President Obama's budget is out today with a barrage of tax increases that Bloomberg News estimates would increase taxes by a net $1 trillion over ten years. Among the president's proposed tax hikes, as outlined in a Treasury department press release:
An increase in the tobacco tax to about $1.95 a pack of cigarettes from $1.01, raising $78 billion over 10 years.
A change in the estate tax rates that were part of the fiscal cliff deal reached in January, raising the rate to 45% and lowering the exclusion to $3.5 million, raising $72 billion over 10 years.
A "Fair Share Tax" — sounds like something out of Orwell or Ayn Rand — also known as a Buffett Rule, which would "require very high-income taxpayers to pay at least 30 percent of their adjusted gross income in income and payroll tax (with a credit for charitable giving)." Since it includes a credit for charitable giving, it's not clear that this version of the Buffett Rule would even touch Mr. Buffett. Treasury says this would raise $53 billion over 10 years.

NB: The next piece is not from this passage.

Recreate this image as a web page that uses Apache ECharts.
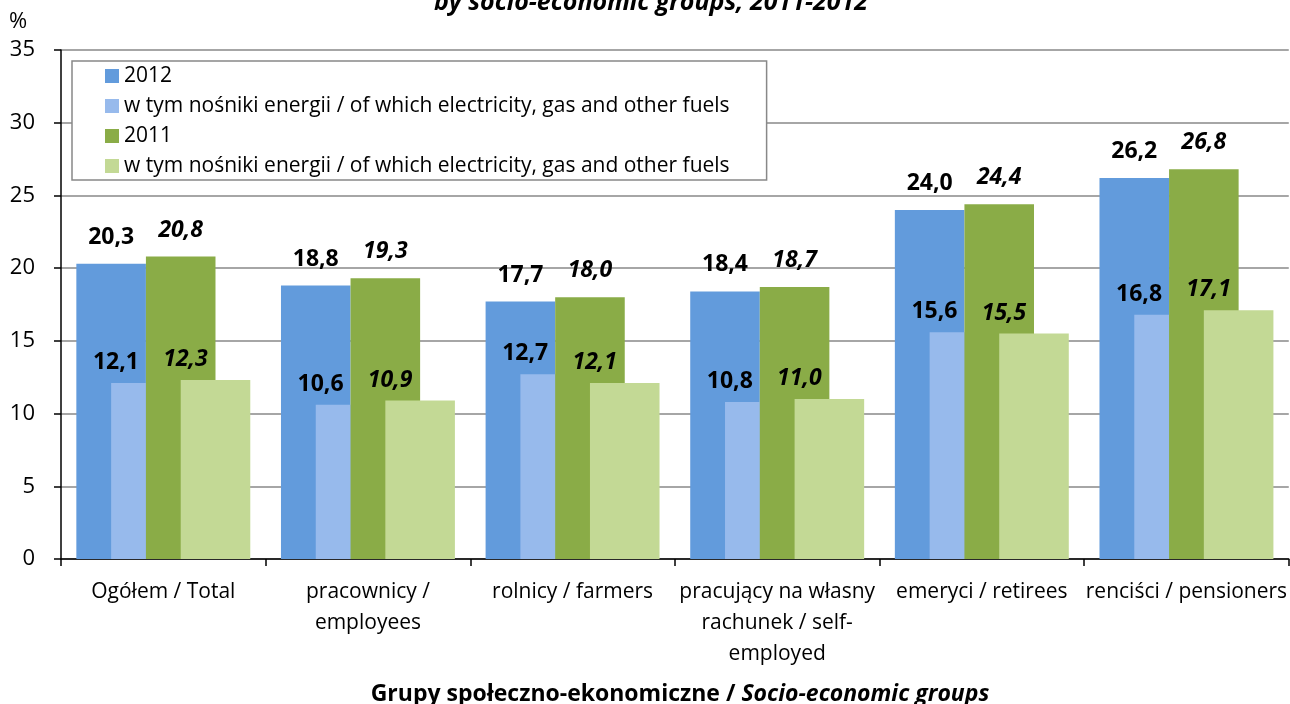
<!DOCTYPE html>
<html>
<head>
<meta charset="utf-8">
<script src="https://cdn.jsdelivr.net/npm/echarts@6/dist/echarts.min.js"></script>
<style>
  html, body { margin: 0; padding: 0; background: #fff; }
  #chart { width: 1290px; height: 704px; }
</style>
</head>
<body>
<div id="chart"></div>
<script>
const categories = [
  'Ogółem / Total',
  'pracownicy /\nemployees',
  'rolnicy / farmers',
  'pracujący na własny\nrachunek / self-\nemployed',
  'emeryci / retirees',
  'renciści / pensioners'
];
const total2012 = [20.3, 18.8, 17.7, 18.4, 24.0, 26.2];
const energy2012 = [12.1, 10.6, 12.7, 10.8, 15.6, 16.8];
const total2011 = [20.8, 19.3, 18.0, 18.7, 24.4, 26.8];
const energy2011 = [12.3, 10.9, 12.1, 11.0, 15.5, 17.1];
const yTicks = [0, 5, 10, 15, 20, 25, 30, 35];

const font = '"Open Sans", sans-serif';
const energyName = 'w tym nośniki energii / of which electricity, gas and other fuels';
const fmt = p => p.value.toFixed(1).replace('.', ',');

const chart = echarts.init(document.getElementById('chart'));

function barSeries(name, data, color, italic, distance, shift) {
  return {
    name: name,
    type: 'bar',
    data: data,
    barGap: '-50%',
    barCategoryGap: '15%',
    itemStyle: { color: color },
    label: {
      show: true,
      position: 'top',
      distance: distance,
      offset: [shift, 0],
      formatter: fmt,
      color: '#000',
      fontFamily: font,
      fontWeight: 'bold',
      fontStyle: italic ? 'italic' : 'normal',
      fontSize: 23
    }
  };
}

chart.setOption({
  animation: false,
  textStyle: { fontFamily: font },
  grid: { left: 61, right: 0, top: 50, bottom: 145 },
  title: {
    text: '{a|Grupy społeczno-ekonomiczne / }{b|Socio-economic groups}',
    left: 680,
    top: 683,
    textAlign: 'center',
    padding: 0,
    textStyle: {
      rich: {
        a: { fontFamily: font, fontWeight: 'bold', fontSize: 23, color: '#000' },
        b: { fontFamily: font, fontWeight: 'bold', fontStyle: 'italic', fontSize: 23, color: '#000' }
      }
    }
  },
  graphic: [
    {
      type: 'text', left: 9, top: 11,
      style: { text: '%', fontFamily: font, fontSize: 22, fill: '#000' }
    },
    {
      type: 'text', x: 651, y: 3,
      style: {
        text: 'by socio-economic groups, 2011-2012', fontFamily: font, fontSize: 25,
        fontWeight: 'bold', fontStyle: 'italic', fill: '#000',
        align: 'center', verticalAlign: 'middle'
      }
    }
  ],
  legend: {
    orient: 'vertical',
    left: 72,
    top: 61,
    padding: [4, 37, 3, 33],
    backgroundColor: '#fff',
    borderColor: '#888',
    borderWidth: 1.5,
    borderRadius: 0,
    itemWidth: 14,
    itemHeight: 14,
    itemGap: 8,
    icon: 'rect',
    textStyle: { fontFamily: font, fontSize: 21, color: '#000', lineHeight: 22 },
    data: ['2012', energyName, '2011', energyName + '\u200b']
  },
  xAxis: {
    type: 'category',
    data: categories,
    axisLine: { lineStyle: { color: '#000', width: 1.5 } },
    axisTick: { show: true, length: 7, lineStyle: { color: '#000', width: 1.5 } },
    axisLabel: {
      interval: 0, margin: 18, color: '#000',
      fontFamily: font, fontSize: 21, lineHeight: 31
    }
  },
  yAxis: {
    type: 'value',
    min: yTicks[0],
    max: yTicks[yTicks.length - 1],
    interval: 5,
    axisLine: { show: true, lineStyle: { color: '#000', width: 1.5 } },
    axisTick: { show: true, length: 7, lineStyle: { color: '#000', width: 1.5 } },
    axisLabel: { margin: 26, color: '#000', fontFamily: font, fontSize: 22 },
    splitLine: { lineStyle: { color: '#888', width: 1.5 } }
  },
  series: [
    barSeries('2012', total2012, '#629BDC', false, 15, 0),
    barSeries(energyName, energy2012, '#97BAEC', false, 9, -30),
    barSeries('2011', total2011, '#8AAC47', true, 15, 0),
    barSeries(energyName + '\u200b', energy2011, '#C3D995', true, 9, -30)
  ]
});
</script>
</body>
</html>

An increase in taxes on "carried interest" earned by managers of investment partnerships. Contrary to the wildly inflated, but still not corrected, estimates in a New York Times op-ed by Lynn Forester de Rothschild that this tax increase would raise "$11 billion annually" or even more, Treasury estimates this would raise $16 billion over ten years.
A cap on deductions and certain income exclusions "for high-income families to 28 percent." The Treasury press release assures that this "would raise $529 billion over the next ten years," notwithstanding a White House blog post signed by Gene Sperling and Jason Furman on November 29, 2012, headlined, "Limiting Tax Deductions: The Reality of the Math," asserting that it is only "plausible" to raise $450 billion over ten years from such limits.
It sure looks like, having gotten Republicans to go along with significant tax increases in January, Mr. Obama is now coming back for even more in April.
The fine print on all this, if you can stomach it, is in the so-called Green Book, more formally known as General Explanations of the Administration's Fiscal Year 2014 Revenue Proposals.